Planning for your retirement is a big deal for Canadians! Registered Retirement Savings Plans (RRSPs) are a popular way to save. But there are some things that can make the Canada Revenue Agency (CRA) raise an eyebrow. Knowing what these red flags are can avoid any unwanted attention from the tax folks. So let’s take a look at some.
The red flags
One thing the CRA keeps a close eye on is how much you put into your RRSP. Each year, your Notice of Assessment tells you exactly how much room you have to contribute. Putting in more than this limit can lead to penalties. Specifically, you could get taxed 1% per month on the extra amount if it’s over $2,000. Furthermore, report all your income accurately, even bonuses or any side hustles. Not reporting all your income can make the CRA suspicious and could lead to an audit.
Another thing that can ring alarm bells at the CRA is getting involved in shady investment schemes with your RRSP. RRSPs are meant to hold qualified investments, like regular stocks, bonds, and mutual funds. If you get into deals that promise tax-free withdrawals in a weird way or involve investments that aren’t really allowed in an RRSP, the CRA might take a closer look. So if you invest in assets that aren’t qualified or you try to bend the RRSP rules, you could face big tax problems and a potential audit.
Also, consistently losing money on investments within your RRSP can be a red flag for the CRA. While RRSPs are meant to help your money grow without immediate taxes, if you’re constantly reporting losses, the CRA might start wondering about your investment choices and strategies. Diversifying your portfolio and checking your investments regularly can help lower this risk and show that you’re being responsible with your RRSP.
Safe options
Now, let’s talk about some actual stocks that could be good for your RRSP. When you’re picking investments for retirement, you want things that match your goals and how much risk you’re comfortable with. The TSX has lots of options!
For example, there’s Enbridge (TSX:ENB). Enbridge is a big Canadian company that moves energy around and it’s known for paying consistent dividends. In its financial report for the last three months of 2024, the company said its adjusted earnings were $1.2 billion, or $0.59 per share, which was a little bit higher than the year before. Its distributable cash flow hit $2.5 billion, up from $2.4 billion. Enbridge also announced a quarterly dividend of $0.8875 per share, marking the 30th year in a row of dividend increases! This consistent performance make it a pretty good option for RRSP investors for stability and income.

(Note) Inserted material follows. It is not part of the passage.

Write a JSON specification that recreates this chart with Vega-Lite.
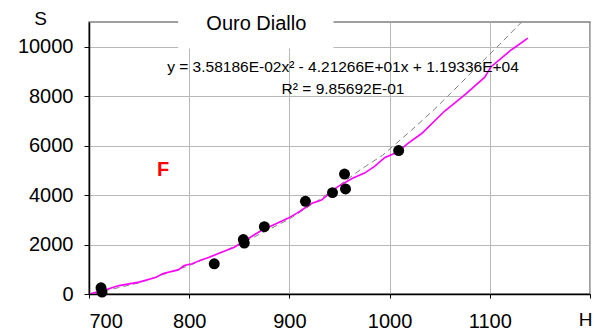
{
  "$schema": "https://vega.github.io/schema/vega-lite/v6.json",
  "width": 501,
  "height": 272,
  "autosize": "none",
  "padding": {"left": 89, "top": 22, "right": 7, "bottom": 42},
  "background": "white",
  "config": {
    "font": "Liberation Sans",
    "view": {"stroke": "#808080", "strokeWidth": 1.5},
    "axis": {
      "domainColor": "black",
      "domainWidth": 1.5,
      "tickColor": "black",
      "tickWidth": 1,
      "gridColor": "#b8b8b8",
      "gridWidth": 1,
      "labelFont": "Liberation Sans",
      "labelFontSize": 20,
      "labelColor": "black",
      "titleFont": "Liberation Sans",
      "titleFontSize": 19,
      "titleFontWeight": "normal",
      "titleColor": "black"
    }
  },
  "datasets": {
    "points": [
      {"H": 712, "S": 250},
      {"H": 713, "S": 80},
      {"H": 825, "S": 1220},
      {"H": 854, "S": 2200},
      {"H": 855, "S": 2060},
      {"H": 875, "S": 2720},
      {"H": 916, "S": 3750},
      {"H": 943, "S": 4100},
      {"H": 955, "S": 4850},
      {"H": 956, "S": 4250},
      {"H": 1009, "S": 5800}
    ],
    "curve": [
      {"H": 702, "S": 20}, {"H": 715, "S": 150}, {"H": 730, "S": 340}, {"H": 750, "S": 480},
      {"H": 767, "S": 675}, {"H": 774, "S": 830}, {"H": 789, "S": 975}, {"H": 795, "S": 1150},
      {"H": 803, "S": 1220}, {"H": 812, "S": 1380}, {"H": 820, "S": 1490}, {"H": 845, "S": 1890},
      {"H": 872, "S": 2570}, {"H": 898, "S": 3050}, {"H": 908, "S": 3280}, {"H": 922, "S": 3660},
      {"H": 932, "S": 3800}, {"H": 948, "S": 4330}, {"H": 963, "S": 4680}, {"H": 975, "S": 4890},
      {"H": 985, "S": 5160}, {"H": 995, "S": 5510}, {"H": 1008, "S": 5740}, {"H": 1018, "S": 6080},
      {"H": 1032, "S": 6490}, {"H": 1055, "S": 7400}, {"H": 1075, "S": 8050}, {"H": 1095, "S": 8770},
      {"H": 1101, "S": 9180}, {"H": 1111, "S": 9520}, {"H": 1121, "S": 9860}, {"H": 1126, "S": 10000},
      {"H": 1138, "S": 10350}
    ],
    "dashed": [
      {"H": 705, "S": 30}, {"H": 750, "S": 450}, {"H": 800, "S": 1150}, {"H": 850, "S": 2000},
      {"H": 900, "S": 3030}, {"H": 930, "S": 3820}, {"H": 950, "S": 4400}, {"H": 971, "S": 5030},
      {"H": 993, "S": 5610}, {"H": 1022, "S": 6630}, {"H": 1045, "S": 7480}, {"H": 1070, "S": 8480},
      {"H": 1090, "S": 9300}, {"H": 1110, "S": 10100}, {"H": 1133, "S": 11050}
    ],
    "box": [{"x1": 789, "x2": 944, "y1": 9930, "y2": 11300}],
    "titleText": [{"H": 867, "S": 10905, "t": "Ouro Diallo"}],
    "eq": [
      {"H": 953.5, "S": 9200, "t": "y = 3.58186E-02x² - 4.21266E+01x + 1.19336E+04"},
      {"H": 953.5, "S": 8310, "t": "R² = 9.85692E-01"}
    ],
    "flabel": [{"H": 774, "S": 5020, "t": "F"}]
  },
  "encoding": {
    "x": {"field": "H", "type": "quantitative"},
    "y": {"field": "S", "type": "quantitative"}
  },
  "layer": [
    {
      "data": {"name": "dashed"},
      "mark": {"type": "line", "color": "#808080", "strokeWidth": 1, "strokeDash": [6, 4], "clip": true},
      "encoding": {
        "x": {
          "field": "H", "type": "quantitative",
          "scale": {"domain": [700, 1200], "nice": false, "zero": false},
          "axis": {
            "values": [700, 800, 900, 1000, 1100, 1200],
            "labelExpr": "datum.value == 1200 ? '' : datum.label",
            "format": "d",
            "tickSize": 4,
            "labelPadding": 13,
            "title": "H",
            "titleFontSize": 19,
            "titleX": 496,
            "titleY": 31,
            "titleAlign": "center",
            "titleBaseline": "alphabetic"
          }
        },
        "y": {
          "field": "S", "type": "quantitative",
          "scale": {"domain": [0, 11000], "nice": false},
          "axis": {
            "values": [0, 2000, 4000, 6000, 8000, 10000],
            "format": "d",
            "tickSize": 5,
            "labelPadding": 11,
            "title": "S",
            "titleFontSize": 19,
            "titleAngle": 0,
            "titleX": -49,
            "titleY": -4,
            "titleAlign": "center",
            "titleBaseline": "middle"
          }
        }
      }
    },
    {
      "data": {"name": "curve"},
      "mark": {"type": "line", "color": "#ff00ff", "strokeWidth": 1.6, "clip": true}
    },
    {
      "data": {"name": "points"},
      "mark": {"type": "circle", "color": "black", "size": 120, "opacity": 1}
    },
    {
      "data": {"name": "box"},
      "mark": {"type": "rect", "color": "white", "clip": false},
      "encoding": {
        "x": {"field": "x1", "type": "quantitative"},
        "x2": {"field": "x2"},
        "y": {"field": "y1", "type": "quantitative"},
        "y2": {"field": "y2"}
      }
    },
    {
      "data": {"name": "titleText"},
      "mark": {"type": "text", "font": "Liberation Sans", "fontSize": 20, "color": "black", "align": "center", "baseline": "middle", "clip": false},
      "encoding": {"text": {"field": "t"}}
    },
    {
      "data": {"name": "eq"},
      "mark": {"type": "text", "font": "Liberation Sans", "fontSize": 15.5, "color": "black", "align": "center", "baseline": "middle"},
      "encoding": {"text": {"field": "t"}}
    },
    {
      "data": {"name": "flabel"},
      "mark": {"type": "text", "font": "Liberation Sans", "fontSize": 20, "fontWeight": "bold", "color": "red", "align": "center", "baseline": "middle"},
      "encoding": {"text": {"field": "t"}}
    }
  ]
}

Another example is Agnico Eagle Mines (TSX:AEM). This is a Canadian company that mines for gold in Canada, Finland, and Mexico. In its latest earnings report, the company showed some big growth, with earnings per share (EPS) increasing for two quarters in a row. Agnico also produced a record amount of gold and had strong free cash flow and good profit margins. Because of these achievements, Agnico has become the most valuable silver and gold mining company in the world!
Bottom line
When you’re managing your RRSP, it’s all about paying attention to how much you’re putting in, what you’re investing in, and having a good overall plan. By avoiding those red flags like over-contributing and getting into weird schemes, and by choosing solid, qualified investments, you can lower your chances of a CRA audit. Checking your portfolio regularly and talking to financial professionals can also help make sure your RRSP stays a strong part of your retirement savings plan.